■ **TO DO**
Your copy of the material below should match it exactly, except that it holds no pictures.

■ **RAW DATA**
┄┄┄┄┄┄

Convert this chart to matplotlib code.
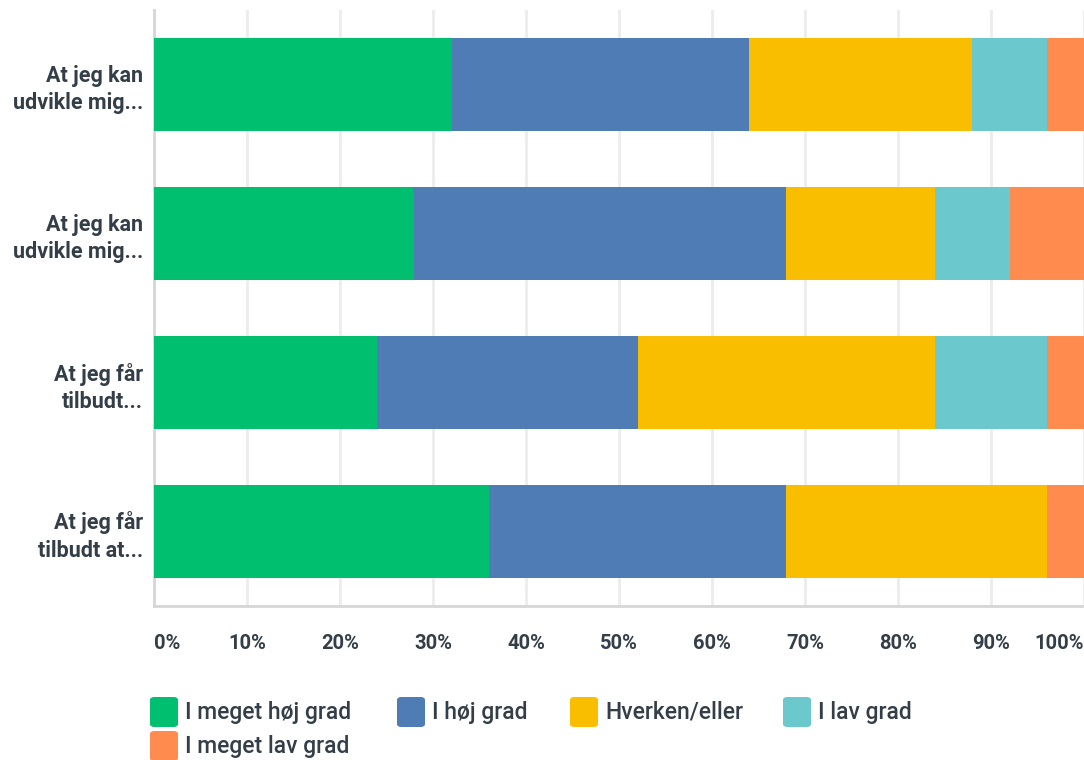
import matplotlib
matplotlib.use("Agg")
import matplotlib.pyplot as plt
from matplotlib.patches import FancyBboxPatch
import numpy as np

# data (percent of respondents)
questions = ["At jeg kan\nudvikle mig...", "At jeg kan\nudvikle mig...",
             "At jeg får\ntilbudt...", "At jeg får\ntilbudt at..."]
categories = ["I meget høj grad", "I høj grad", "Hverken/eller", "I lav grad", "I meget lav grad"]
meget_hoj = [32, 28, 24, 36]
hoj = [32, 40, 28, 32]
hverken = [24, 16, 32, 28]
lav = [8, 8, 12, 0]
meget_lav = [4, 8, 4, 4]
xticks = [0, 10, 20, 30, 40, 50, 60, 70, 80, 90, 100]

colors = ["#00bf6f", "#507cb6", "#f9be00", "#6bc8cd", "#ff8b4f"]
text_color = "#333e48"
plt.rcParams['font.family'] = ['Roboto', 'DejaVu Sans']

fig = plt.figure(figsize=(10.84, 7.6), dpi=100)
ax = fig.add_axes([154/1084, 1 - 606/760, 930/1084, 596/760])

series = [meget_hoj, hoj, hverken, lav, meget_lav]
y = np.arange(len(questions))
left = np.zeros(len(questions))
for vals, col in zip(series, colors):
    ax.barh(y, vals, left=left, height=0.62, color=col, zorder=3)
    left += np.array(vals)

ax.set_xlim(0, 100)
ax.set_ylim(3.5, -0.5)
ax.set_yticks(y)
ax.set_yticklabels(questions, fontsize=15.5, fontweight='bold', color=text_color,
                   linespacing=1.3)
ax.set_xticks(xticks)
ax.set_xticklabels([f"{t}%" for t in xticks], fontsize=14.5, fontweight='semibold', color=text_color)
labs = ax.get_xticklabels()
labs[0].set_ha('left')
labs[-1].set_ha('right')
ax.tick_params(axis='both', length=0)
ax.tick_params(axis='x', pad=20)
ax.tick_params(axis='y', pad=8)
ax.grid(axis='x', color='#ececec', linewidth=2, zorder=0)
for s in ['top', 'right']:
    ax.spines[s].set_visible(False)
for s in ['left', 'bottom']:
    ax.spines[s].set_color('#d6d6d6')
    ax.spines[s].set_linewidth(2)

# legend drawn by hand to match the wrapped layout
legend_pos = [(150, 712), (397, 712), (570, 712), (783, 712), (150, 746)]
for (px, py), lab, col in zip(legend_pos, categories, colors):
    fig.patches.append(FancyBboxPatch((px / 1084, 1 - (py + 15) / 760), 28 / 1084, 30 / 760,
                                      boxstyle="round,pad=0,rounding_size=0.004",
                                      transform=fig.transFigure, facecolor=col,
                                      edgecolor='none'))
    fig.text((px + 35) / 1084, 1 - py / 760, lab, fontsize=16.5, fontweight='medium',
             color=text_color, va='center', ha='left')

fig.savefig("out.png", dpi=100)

┄┄┄┄┄┄

■ **TASK RESPONSE**
Convert this chart to matplotlib code.
import matplotlib
matplotlib.use("Agg")
import matplotlib.pyplot as plt
from matplotlib.patches import FancyBboxPatch
import numpy as np

# data (percent of respondents)
questions = ["At jeg kan\nudvikle mig...", "At jeg kan\nudvikle mig...",
             "At jeg får\ntilbudt...", "At jeg får\ntilbudt at..."]
categories = ["I meget høj grad", "I høj grad", "Hverken/eller", "I lav grad", "I meget lav grad"]
meget_hoj = [32, 28, 24, 36]
hoj = [32, 40, 28, 32]
hverken = [24, 16, 32, 28]
lav = [8, 8, 12, 0]
meget_lav = [4, 8, 4, 4]
xticks = [0, 10, 20, 30, 40, 50, 60, 70, 80, 90, 100]

colors = ["#00bf6f", "#507cb6", "#f9be00", "#6bc8cd", "#ff8b4f"]
text_color = "#333e48"
plt.rcParams['font.family'] = ['Roboto', 'DejaVu Sans']

fig = plt.figure(figsize=(10.84, 7.6), dpi=100)
ax = fig.add_axes([154/1084, 1 - 606/760, 930/1084, 596/760])

series = [meget_hoj, hoj, hverken, lav, meget_lav]
y = np.arange(len(questions))
left = np.zeros(len(questions))
for vals, col in zip(series, colors):
    ax.barh(y, vals, left=left, height=0.62, color=col, zorder=3)
    left += np.array(vals)

ax.set_xlim(0, 100)
ax.set_ylim(3.5, -0.5)
ax.set_yticks(y)
ax.set_yticklabels(questions, fontsize=15.5, fontweight='bold', color=text_color,
                   linespacing=1.3)
ax.set_xticks(xticks)
ax.set_xticklabels([f"{t}%" for t in xticks], fontsize=14.5, fontweight='semibold', color=text_color)
labs = ax.get_xticklabels()
labs[0].set_ha('left')
labs[-1].set_ha('right')
ax.tick_params(axis='both', length=0)
ax.tick_params(axis='x', pad=20)
ax.tick_params(axis='y', pad=8)
ax.grid(axis='x', color='#ececec', linewidth=2, zorder=0)
for s in ['top', 'right']:
    ax.spines[s].set_visible(False)
for s in ['left', 'bottom']:
    ax.spines[s].set_color('#d6d6d6')
    ax.spines[s].set_linewidth(2)

# legend drawn by hand to match the wrapped layout
legend_pos = [(150, 712), (397, 712), (570, 712), (783, 712), (150, 746)]
for (px, py), lab, col in zip(legend_pos, categories, colors):
    fig.patches.append(FancyBboxPatch((px / 1084, 1 - (py + 15) / 760), 28 / 1084, 30 / 760,
                                      boxstyle="round,pad=0,rounding_size=0.004",
                                      transform=fig.transFigure, facecolor=col,
                                      edgecolor='none'))
    fig.text((px + 35) / 1084, 1 - py / 760, lab, fontsize=16.5, fontweight='medium',
             color=text_color, va='center', ha='left')

fig.savefig("out.png", dpi=100)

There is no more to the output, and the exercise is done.